Caso o genitor não seja encontrado ou se negue a reconhecer a paternidade sem a necessidade de um processo, o caminho será, então, pelo ingresso de uma ação judicial, que poderá ser iniciada a qualquer momento, pois não está sujeita a prazo decadencial. Além do mais, o direito ao vínculo de filiação é indisponível, ou seja, ninguém pode “abrir mão” dele.

Feitas tais considerações, em suma, sabemos as inúmeras mudanças que a chegada de um filho representa na vida de uma mulher e de um homem.

Ocorre que infelizmente muitos pais não participam ativamente no dia a dia dos filhos no que tange as atividades domesticas, necessidades básicas como bem-estar físico, higiene corporal, atividades lúdicas, alimentares, escolares e etc.

Ser pai de verdade não é só brincar com os filhos, “jogando” todas as outras atividades e responsabilidades nas costas da mãe por exemplo, mas sim estar presente a qualquer hora para o que der e vier, é acordar de madrugada para acalmar e tranquilizar o filho que acordara assustado, fazendo com se sintam protegidos, é fazer o lanchinho da escola, mamadeira, dar banho, trocar fralda e participar em uma infinidade de momentos em que seu filho não pode ou ainda não consegue fazer sozinho, é ter uma participação ativa na constituição emocional da criança.

A palavra “pai” é sinônimo de herói[10] e do exemplo a ser seguido pelos filhos. Geralmente é através de seu pai que você recebe os valores familiares que te guiam ao longo de toda a sua vida e que serão fundamentais para que você sempre saiba qual caminho trilhar.

Portanto, o filme Paternidade tem cunho de alerta para os homens, é como se estivesse falando para cada um deles que se casou e pretende ter filhos, que é necessário aprender mais sobre educação infantil e estarem preparados e atentos, principalmente se ficarem sem a mãe para cuidar de seus bebês.

O aviso é claro, é bom ficar esperto e aprender enquanto espera a chegada do pequeno ou da pequena, ao menos fazendo isso, não vão passar pelas dificuldades que Matt teve que enfrentar por não ter se informado antes.

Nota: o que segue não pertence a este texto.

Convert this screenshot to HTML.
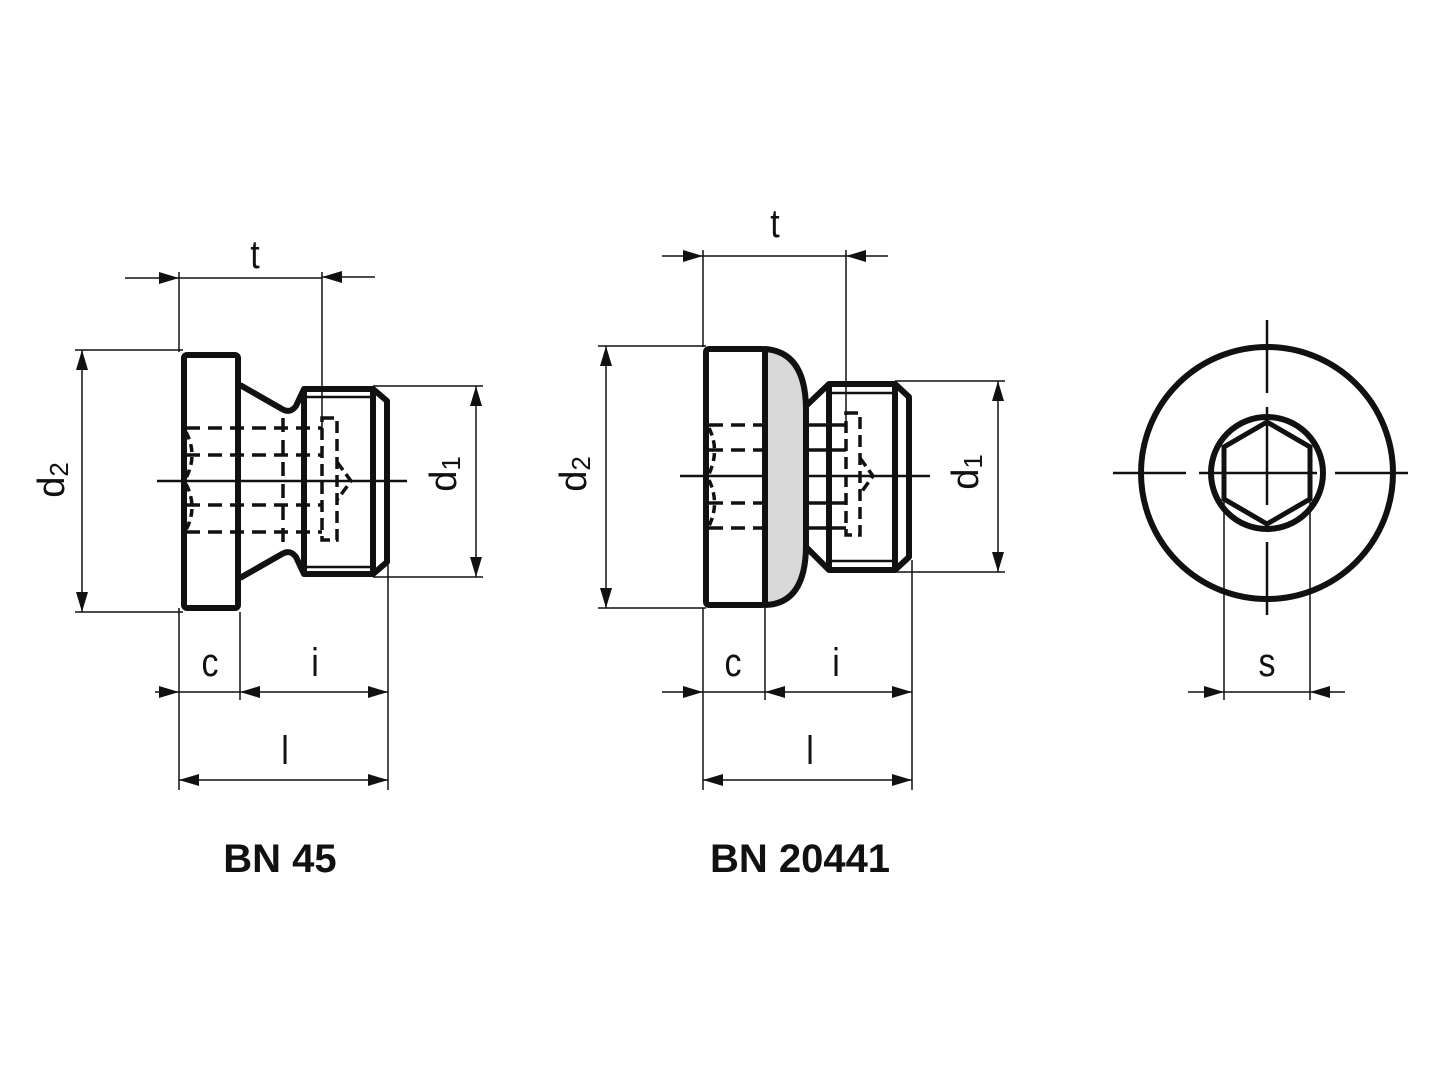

O filme é carregado de fortes emoções, mesmo não tendo nada de novo para mostrar, o elenco consegue aproximar o público a vários fatos vividos na vida real de um pai ou de uma mãe solteiros.

Sendo assim, quem ainda não assistiu, se prepare para rir, mas também para se emocionar A história sobre o amor de pai e filha, baseada em fatos reais promete ser muito emocionante e divertida ao mesmo tempo.